┏━━

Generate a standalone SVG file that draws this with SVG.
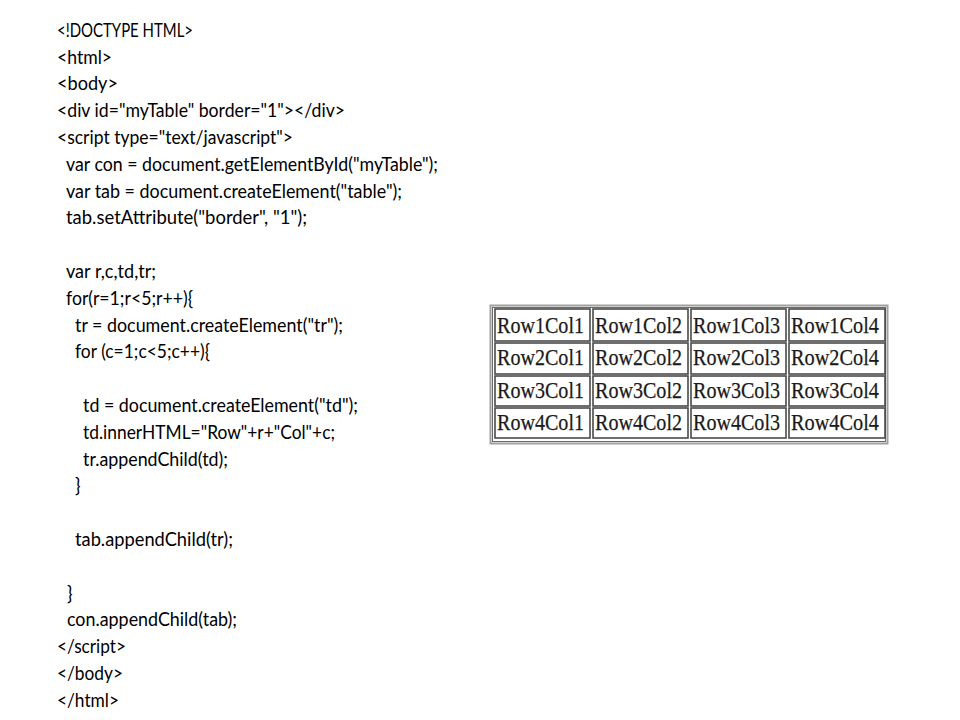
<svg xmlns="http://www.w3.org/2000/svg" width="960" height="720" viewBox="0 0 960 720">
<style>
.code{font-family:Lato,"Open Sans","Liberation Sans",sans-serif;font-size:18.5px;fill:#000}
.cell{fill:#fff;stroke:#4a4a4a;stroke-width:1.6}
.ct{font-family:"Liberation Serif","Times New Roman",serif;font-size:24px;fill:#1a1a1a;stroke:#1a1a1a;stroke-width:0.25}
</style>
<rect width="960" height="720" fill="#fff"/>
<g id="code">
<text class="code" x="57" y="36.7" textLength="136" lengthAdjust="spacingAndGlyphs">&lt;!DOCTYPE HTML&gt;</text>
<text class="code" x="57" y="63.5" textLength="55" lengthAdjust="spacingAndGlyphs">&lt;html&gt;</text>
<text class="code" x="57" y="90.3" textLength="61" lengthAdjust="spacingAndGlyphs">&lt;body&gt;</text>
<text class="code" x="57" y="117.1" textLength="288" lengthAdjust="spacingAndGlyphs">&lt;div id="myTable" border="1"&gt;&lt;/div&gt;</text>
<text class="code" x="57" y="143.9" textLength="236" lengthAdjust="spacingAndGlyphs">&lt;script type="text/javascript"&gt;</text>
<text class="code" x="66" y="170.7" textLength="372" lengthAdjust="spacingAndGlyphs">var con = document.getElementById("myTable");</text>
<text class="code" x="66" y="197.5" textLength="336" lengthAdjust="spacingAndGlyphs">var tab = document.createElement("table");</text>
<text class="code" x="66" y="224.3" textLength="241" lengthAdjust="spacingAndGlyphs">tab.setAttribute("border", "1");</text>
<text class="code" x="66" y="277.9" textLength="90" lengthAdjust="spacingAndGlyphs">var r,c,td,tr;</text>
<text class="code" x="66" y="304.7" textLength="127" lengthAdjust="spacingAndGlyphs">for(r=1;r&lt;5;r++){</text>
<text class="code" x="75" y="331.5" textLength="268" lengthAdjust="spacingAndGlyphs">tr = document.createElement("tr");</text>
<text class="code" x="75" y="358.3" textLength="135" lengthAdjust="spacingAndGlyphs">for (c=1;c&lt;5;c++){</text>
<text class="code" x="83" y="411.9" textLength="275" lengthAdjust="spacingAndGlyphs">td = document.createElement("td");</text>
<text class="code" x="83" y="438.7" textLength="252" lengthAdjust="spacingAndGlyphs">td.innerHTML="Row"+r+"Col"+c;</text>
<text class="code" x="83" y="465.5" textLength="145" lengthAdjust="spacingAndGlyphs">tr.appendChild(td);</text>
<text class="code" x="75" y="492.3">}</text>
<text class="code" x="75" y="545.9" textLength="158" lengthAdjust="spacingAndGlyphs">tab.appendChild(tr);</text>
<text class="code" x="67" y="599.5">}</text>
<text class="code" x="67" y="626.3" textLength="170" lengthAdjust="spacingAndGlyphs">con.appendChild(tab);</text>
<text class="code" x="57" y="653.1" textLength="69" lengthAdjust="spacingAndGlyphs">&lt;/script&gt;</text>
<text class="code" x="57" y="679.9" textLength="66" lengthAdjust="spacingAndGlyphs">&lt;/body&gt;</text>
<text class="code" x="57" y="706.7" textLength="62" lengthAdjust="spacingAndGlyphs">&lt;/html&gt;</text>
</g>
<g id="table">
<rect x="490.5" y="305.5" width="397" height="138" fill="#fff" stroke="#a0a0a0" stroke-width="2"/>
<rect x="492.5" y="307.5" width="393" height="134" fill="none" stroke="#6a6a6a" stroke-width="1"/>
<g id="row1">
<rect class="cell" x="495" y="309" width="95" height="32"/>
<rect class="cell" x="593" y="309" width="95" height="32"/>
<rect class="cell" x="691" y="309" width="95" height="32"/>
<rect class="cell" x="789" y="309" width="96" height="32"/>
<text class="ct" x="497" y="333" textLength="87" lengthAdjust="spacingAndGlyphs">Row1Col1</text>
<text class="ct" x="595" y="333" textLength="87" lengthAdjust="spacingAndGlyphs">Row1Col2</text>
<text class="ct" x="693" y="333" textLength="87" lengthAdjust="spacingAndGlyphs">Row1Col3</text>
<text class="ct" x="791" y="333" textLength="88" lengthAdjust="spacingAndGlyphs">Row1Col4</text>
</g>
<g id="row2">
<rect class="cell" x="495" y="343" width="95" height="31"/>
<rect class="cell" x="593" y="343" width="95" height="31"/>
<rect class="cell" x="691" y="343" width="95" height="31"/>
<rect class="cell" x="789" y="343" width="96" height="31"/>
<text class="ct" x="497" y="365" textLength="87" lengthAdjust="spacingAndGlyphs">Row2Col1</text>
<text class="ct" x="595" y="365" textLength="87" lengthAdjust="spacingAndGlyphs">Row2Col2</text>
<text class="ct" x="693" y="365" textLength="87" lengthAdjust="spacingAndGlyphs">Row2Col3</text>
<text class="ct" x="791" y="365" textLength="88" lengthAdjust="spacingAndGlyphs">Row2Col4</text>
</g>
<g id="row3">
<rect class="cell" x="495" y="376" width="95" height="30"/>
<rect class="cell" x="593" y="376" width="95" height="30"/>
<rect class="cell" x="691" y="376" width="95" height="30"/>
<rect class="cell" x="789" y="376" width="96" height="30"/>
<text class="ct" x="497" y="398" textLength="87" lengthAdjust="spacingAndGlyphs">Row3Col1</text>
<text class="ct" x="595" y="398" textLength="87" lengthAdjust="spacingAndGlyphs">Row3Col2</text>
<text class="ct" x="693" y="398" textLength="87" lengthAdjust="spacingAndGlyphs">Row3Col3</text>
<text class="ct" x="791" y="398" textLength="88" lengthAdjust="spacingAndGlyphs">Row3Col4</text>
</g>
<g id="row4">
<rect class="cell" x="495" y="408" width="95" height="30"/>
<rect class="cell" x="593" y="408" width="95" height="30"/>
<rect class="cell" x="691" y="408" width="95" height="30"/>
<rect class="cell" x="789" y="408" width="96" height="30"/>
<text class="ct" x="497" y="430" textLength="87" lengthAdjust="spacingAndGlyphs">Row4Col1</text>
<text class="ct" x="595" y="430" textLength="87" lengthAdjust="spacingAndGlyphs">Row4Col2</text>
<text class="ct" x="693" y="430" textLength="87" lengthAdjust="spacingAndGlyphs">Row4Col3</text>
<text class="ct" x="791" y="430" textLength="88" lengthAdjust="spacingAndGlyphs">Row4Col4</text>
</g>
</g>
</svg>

┗━━

## [Stated task]
All of the data needs repeating exactly, but the pictures do not.

## [Solution for this problem]
Generate a standalone SVG file that draws this with SVG.
<svg xmlns="http://www.w3.org/2000/svg" width="960" height="720" viewBox="0 0 960 720">
<style>
.code{font-family:Lato,"Open Sans","Liberation Sans",sans-serif;font-size:18.5px;fill:#000}
.cell{fill:#fff;stroke:#4a4a4a;stroke-width:1.6}
.ct{font-family:"Liberation Serif","Times New Roman",serif;font-size:24px;fill:#1a1a1a;stroke:#1a1a1a;stroke-width:0.25}
</style>
<rect width="960" height="720" fill="#fff"/>
<g id="code">
<text class="code" x="57" y="36.7" textLength="136" lengthAdjust="spacingAndGlyphs">&lt;!DOCTYPE HTML&gt;</text>
<text class="code" x="57" y="63.5" textLength="55" lengthAdjust="spacingAndGlyphs">&lt;html&gt;</text>
<text class="code" x="57" y="90.3" textLength="61" lengthAdjust="spacingAndGlyphs">&lt;body&gt;</text>
<text class="code" x="57" y="117.1" textLength="288" lengthAdjust="spacingAndGlyphs">&lt;div id="myTable" border="1"&gt;&lt;/div&gt;</text>
<text class="code" x="57" y="143.9" textLength="236" lengthAdjust="spacingAndGlyphs">&lt;script type="text/javascript"&gt;</text>
<text class="code" x="66" y="170.7" textLength="372" lengthAdjust="spacingAndGlyphs">var con = document.getElementById("myTable");</text>
<text class="code" x="66" y="197.5" textLength="336" lengthAdjust="spacingAndGlyphs">var tab = document.createElement("table");</text>
<text class="code" x="66" y="224.3" textLength="241" lengthAdjust="spacingAndGlyphs">tab.setAttribute("border", "1");</text>
<text class="code" x="66" y="277.9" textLength="90" lengthAdjust="spacingAndGlyphs">var r,c,td,tr;</text>
<text class="code" x="66" y="304.7" textLength="127" lengthAdjust="spacingAndGlyphs">for(r=1;r&lt;5;r++){</text>
<text class="code" x="75" y="331.5" textLength="268" lengthAdjust="spacingAndGlyphs">tr = document.createElement("tr");</text>
<text class="code" x="75" y="358.3" textLength="135" lengthAdjust="spacingAndGlyphs">for (c=1;c&lt;5;c++){</text>
<text class="code" x="83" y="411.9" textLength="275" lengthAdjust="spacingAndGlyphs">td = document.createElement("td");</text>
<text class="code" x="83" y="438.7" textLength="252" lengthAdjust="spacingAndGlyphs">td.innerHTML="Row"+r+"Col"+c;</text>
<text class="code" x="83" y="465.5" textLength="145" lengthAdjust="spacingAndGlyphs">tr.appendChild(td);</text>
<text class="code" x="75" y="492.3">}</text>
<text class="code" x="75" y="545.9" textLength="158" lengthAdjust="spacingAndGlyphs">tab.appendChild(tr);</text>
<text class="code" x="67" y="599.5">}</text>
<text class="code" x="67" y="626.3" textLength="170" lengthAdjust="spacingAndGlyphs">con.appendChild(tab);</text>
<text class="code" x="57" y="653.1" textLength="69" lengthAdjust="spacingAndGlyphs">&lt;/script&gt;</text>
<text class="code" x="57" y="679.9" textLength="66" lengthAdjust="spacingAndGlyphs">&lt;/body&gt;</text>
<text class="code" x="57" y="706.7" textLength="62" lengthAdjust="spacingAndGlyphs">&lt;/html&gt;</text>
</g>
<g id="table">
<rect x="490.5" y="305.5" width="397" height="138" fill="#fff" stroke="#a0a0a0" stroke-width="2"/>
<rect x="492.5" y="307.5" width="393" height="134" fill="none" stroke="#6a6a6a" stroke-width="1"/>
<g id="row1">
<rect class="cell" x="495" y="309" width="95" height="32"/>
<rect class="cell" x="593" y="309" width="95" height="32"/>
<rect class="cell" x="691" y="309" width="95" height="32"/>
<rect class="cell" x="789" y="309" width="96" height="32"/>
<text class="ct" x="497" y="333" textLength="87" lengthAdjust="spacingAndGlyphs">Row1Col1</text>
<text class="ct" x="595" y="333" textLength="87" lengthAdjust="spacingAndGlyphs">Row1Col2</text>
<text class="ct" x="693" y="333" textLength="87" lengthAdjust="spacingAndGlyphs">Row1Col3</text>
<text class="ct" x="791" y="333" textLength="88" lengthAdjust="spacingAndGlyphs">Row1Col4</text>
</g>
<g id="row2">
<rect class="cell" x="495" y="343" width="95" height="31"/>
<rect class="cell" x="593" y="343" width="95" height="31"/>
<rect class="cell" x="691" y="343" width="95" height="31"/>
<rect class="cell" x="789" y="343" width="96" height="31"/>
<text class="ct" x="497" y="365" textLength="87" lengthAdjust="spacingAndGlyphs">Row2Col1</text>
<text class="ct" x="595" y="365" textLength="87" lengthAdjust="spacingAndGlyphs">Row2Col2</text>
<text class="ct" x="693" y="365" textLength="87" lengthAdjust="spacingAndGlyphs">Row2Col3</text>
<text class="ct" x="791" y="365" textLength="88" lengthAdjust="spacingAndGlyphs">Row2Col4</text>
</g>
<g id="row3">
<rect class="cell" x="495" y="376" width="95" height="30"/>
<rect class="cell" x="593" y="376" width="95" height="30"/>
<rect class="cell" x="691" y="376" width="95" height="30"/>
<rect class="cell" x="789" y="376" width="96" height="30"/>
<text class="ct" x="497" y="398" textLength="87" lengthAdjust="spacingAndGlyphs">Row3Col1</text>
<text class="ct" x="595" y="398" textLength="87" lengthAdjust="spacingAndGlyphs">Row3Col2</text>
<text class="ct" x="693" y="398" textLength="87" lengthAdjust="spacingAndGlyphs">Row3Col3</text>
<text class="ct" x="791" y="398" textLength="88" lengthAdjust="spacingAndGlyphs">Row3Col4</text>
</g>
<g id="row4">
<rect class="cell" x="495" y="408" width="95" height="30"/>
<rect class="cell" x="593" y="408" width="95" height="30"/>
<rect class="cell" x="691" y="408" width="95" height="30"/>
<rect class="cell" x="789" y="408" width="96" height="30"/>
<text class="ct" x="497" y="430" textLength="87" lengthAdjust="spacingAndGlyphs">Row4Col1</text>
<text class="ct" x="595" y="430" textLength="87" lengthAdjust="spacingAndGlyphs">Row4Col2</text>
<text class="ct" x="693" y="430" textLength="87" lengthAdjust="spacingAndGlyphs">Row4Col3</text>
<text class="ct" x="791" y="430" textLength="88" lengthAdjust="spacingAndGlyphs">Row4Col4</text>
</g>
</g>
</svg>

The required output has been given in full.